DNN Real-Time Collaborative Inference Acceleration with Mobile Edge Computing

The collaborative inference approach splits the Deep Neural Networks (DNNs) model into two parts. It runs collaboratively on the end device and cloud server to minimize inference latency and protect data privacy, especially in the 5G era. The scheme of DNN model partitioning depends on the network bandwidth size. However, in the context of dynamic mobile networks, resource-constrained devices cannot efficiently execute complex model partitioning algorithms to obtain optimal partitioning in real-time. In this paper, to overcome this challenge, we first formulate the model partitioning problem as a Min-cut problem to seek the optimal partition. Second, we propose a Collaborative Inference method based on model Compression named CIC. CIC enhances the efficiency of the execution of model partitioning algorithms on resource-constrained end devices by reducing the algorithm's complexity.
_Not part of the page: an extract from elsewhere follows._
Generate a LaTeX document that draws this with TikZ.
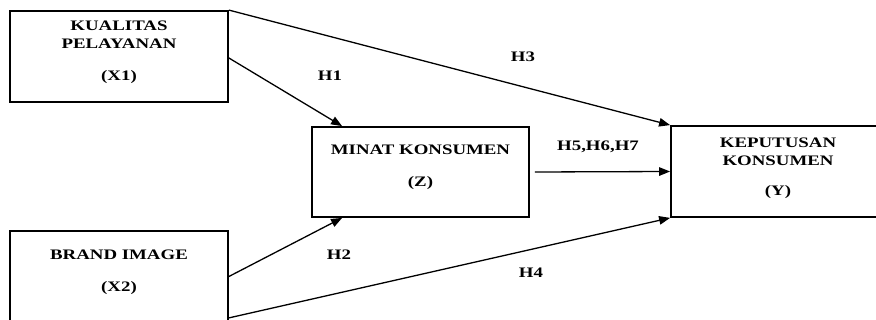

CIC generates a splitting model based on the inherent characteristics of the DNN model and the platform resources. The splitting models are independent of the network environment, generated offline, and constantly used in the current environment. CIC has excellent compressibility, and even DNN models with hundreds of layers can be rapidly partitioned on resource-constrained devices. Experimental results show that our method is significantly more effective than existing solutions, speeding up model partitioning decision time by up to 100x, reducing inference latency by up to 2.6x, and increasing throughput by up to 3.3x in the best case.